▸ **SUPPLIED INFORMATION**
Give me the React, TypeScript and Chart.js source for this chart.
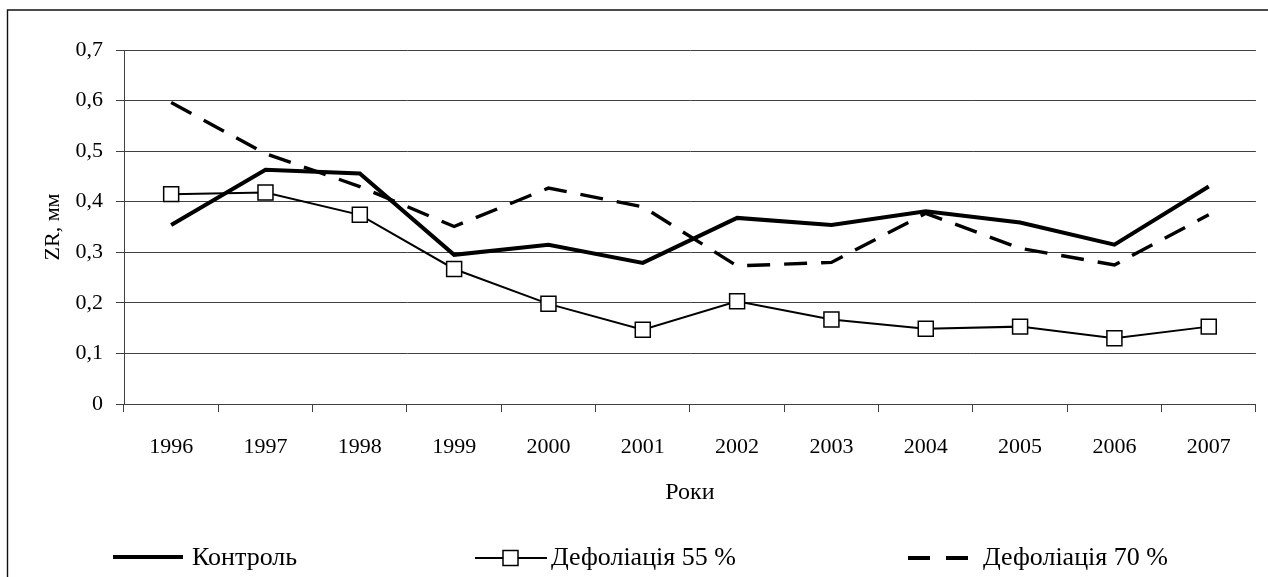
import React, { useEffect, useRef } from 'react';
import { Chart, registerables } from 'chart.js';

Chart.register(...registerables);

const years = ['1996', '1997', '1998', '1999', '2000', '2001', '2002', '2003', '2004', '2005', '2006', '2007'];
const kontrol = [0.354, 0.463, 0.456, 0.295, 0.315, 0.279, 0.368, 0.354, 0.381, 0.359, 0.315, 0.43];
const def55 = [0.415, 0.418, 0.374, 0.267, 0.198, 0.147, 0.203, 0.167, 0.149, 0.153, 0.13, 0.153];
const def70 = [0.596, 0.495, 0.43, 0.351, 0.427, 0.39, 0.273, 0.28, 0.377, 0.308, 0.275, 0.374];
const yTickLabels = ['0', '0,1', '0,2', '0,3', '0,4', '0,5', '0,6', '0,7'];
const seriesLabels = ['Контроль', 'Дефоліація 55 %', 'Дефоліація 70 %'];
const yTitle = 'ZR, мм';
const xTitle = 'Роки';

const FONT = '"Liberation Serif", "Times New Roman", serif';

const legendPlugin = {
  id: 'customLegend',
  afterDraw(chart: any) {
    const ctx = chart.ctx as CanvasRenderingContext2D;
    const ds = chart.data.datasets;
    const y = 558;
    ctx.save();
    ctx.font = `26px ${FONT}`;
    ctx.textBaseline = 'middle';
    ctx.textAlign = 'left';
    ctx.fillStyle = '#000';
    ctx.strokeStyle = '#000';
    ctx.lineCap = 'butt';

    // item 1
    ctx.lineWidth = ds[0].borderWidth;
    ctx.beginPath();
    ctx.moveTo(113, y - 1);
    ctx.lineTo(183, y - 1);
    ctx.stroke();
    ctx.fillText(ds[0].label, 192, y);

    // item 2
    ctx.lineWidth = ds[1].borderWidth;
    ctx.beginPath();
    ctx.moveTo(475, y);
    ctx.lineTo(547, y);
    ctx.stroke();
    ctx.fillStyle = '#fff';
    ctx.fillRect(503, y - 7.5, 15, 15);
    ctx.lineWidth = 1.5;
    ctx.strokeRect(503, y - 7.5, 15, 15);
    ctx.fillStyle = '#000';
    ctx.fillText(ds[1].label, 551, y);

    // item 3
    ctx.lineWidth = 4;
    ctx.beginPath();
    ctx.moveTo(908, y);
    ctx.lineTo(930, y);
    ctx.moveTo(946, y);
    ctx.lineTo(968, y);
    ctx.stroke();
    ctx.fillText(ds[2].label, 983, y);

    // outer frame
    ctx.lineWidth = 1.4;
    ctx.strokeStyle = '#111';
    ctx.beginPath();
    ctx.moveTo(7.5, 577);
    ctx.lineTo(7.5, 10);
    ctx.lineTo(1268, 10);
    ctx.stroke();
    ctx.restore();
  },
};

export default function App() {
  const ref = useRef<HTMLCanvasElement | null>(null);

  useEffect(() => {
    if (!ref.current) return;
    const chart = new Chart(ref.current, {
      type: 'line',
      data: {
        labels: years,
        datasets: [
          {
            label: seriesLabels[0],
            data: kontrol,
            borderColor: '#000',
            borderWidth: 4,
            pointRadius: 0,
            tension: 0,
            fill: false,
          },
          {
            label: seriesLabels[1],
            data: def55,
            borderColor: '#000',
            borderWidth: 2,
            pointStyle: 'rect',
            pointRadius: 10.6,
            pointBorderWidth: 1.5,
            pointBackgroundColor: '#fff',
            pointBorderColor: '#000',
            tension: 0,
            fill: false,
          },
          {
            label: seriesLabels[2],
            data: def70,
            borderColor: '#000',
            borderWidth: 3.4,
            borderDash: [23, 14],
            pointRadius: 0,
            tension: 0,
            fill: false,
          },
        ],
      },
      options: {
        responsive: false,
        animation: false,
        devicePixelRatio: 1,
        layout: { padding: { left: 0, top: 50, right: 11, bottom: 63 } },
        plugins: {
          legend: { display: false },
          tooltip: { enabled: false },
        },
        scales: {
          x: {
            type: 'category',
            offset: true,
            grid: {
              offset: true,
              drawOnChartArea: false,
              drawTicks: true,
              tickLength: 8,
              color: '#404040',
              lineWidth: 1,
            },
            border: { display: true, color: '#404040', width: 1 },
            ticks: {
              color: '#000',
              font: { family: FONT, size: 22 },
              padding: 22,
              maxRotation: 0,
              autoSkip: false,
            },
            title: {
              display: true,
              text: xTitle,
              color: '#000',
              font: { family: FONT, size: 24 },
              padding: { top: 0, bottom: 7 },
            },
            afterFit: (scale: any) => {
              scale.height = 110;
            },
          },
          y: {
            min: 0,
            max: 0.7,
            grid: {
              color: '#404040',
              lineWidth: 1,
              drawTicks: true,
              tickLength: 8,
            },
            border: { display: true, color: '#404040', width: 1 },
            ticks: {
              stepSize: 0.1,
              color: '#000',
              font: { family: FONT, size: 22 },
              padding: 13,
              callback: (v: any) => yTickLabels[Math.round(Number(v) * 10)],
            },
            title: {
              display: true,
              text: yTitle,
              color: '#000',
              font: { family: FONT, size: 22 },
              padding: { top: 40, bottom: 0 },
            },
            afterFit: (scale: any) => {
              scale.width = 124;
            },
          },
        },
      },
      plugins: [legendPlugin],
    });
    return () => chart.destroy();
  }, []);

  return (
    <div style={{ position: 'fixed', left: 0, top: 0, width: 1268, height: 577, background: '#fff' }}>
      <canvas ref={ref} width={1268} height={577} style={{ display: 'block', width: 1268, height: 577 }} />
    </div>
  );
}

▸ **PROBLEM TO SOLVE**
Write out the lines from the start of the material to the line with "const xTitle = 'Роки';", inclusive and exactly. Skip the pictures.

▸ **COMPLETED TASK**
Give me the React, TypeScript and Chart.js source for this chart.
import React, { useEffect, useRef } from 'react';
import { Chart, registerables } from 'chart.js';

Chart.register(...registerables);

const years = ['1996', '1997', '1998', '1999', '2000', '2001', '2002', '2003', '2004', '2005', '2006', '2007'];
const kontrol = [0.354, 0.463, 0.456, 0.295, 0.315, 0.279, 0.368, 0.354, 0.381, 0.359, 0.315, 0.43];
const def55 = [0.415, 0.418, 0.374, 0.267, 0.198, 0.147, 0.203, 0.167, 0.149, 0.153, 0.13, 0.153];
const def70 = [0.596, 0.495, 0.43, 0.351, 0.427, 0.39, 0.273, 0.28, 0.377, 0.308, 0.275, 0.374];
const yTickLabels = ['0', '0,1', '0,2', '0,3', '0,4', '0,5', '0,6', '0,7'];
const seriesLabels = ['Контроль', 'Дефоліація 55 %', 'Дефоліація 70 %'];
const yTitle = 'ZR, мм';
const xTitle = 'Роки';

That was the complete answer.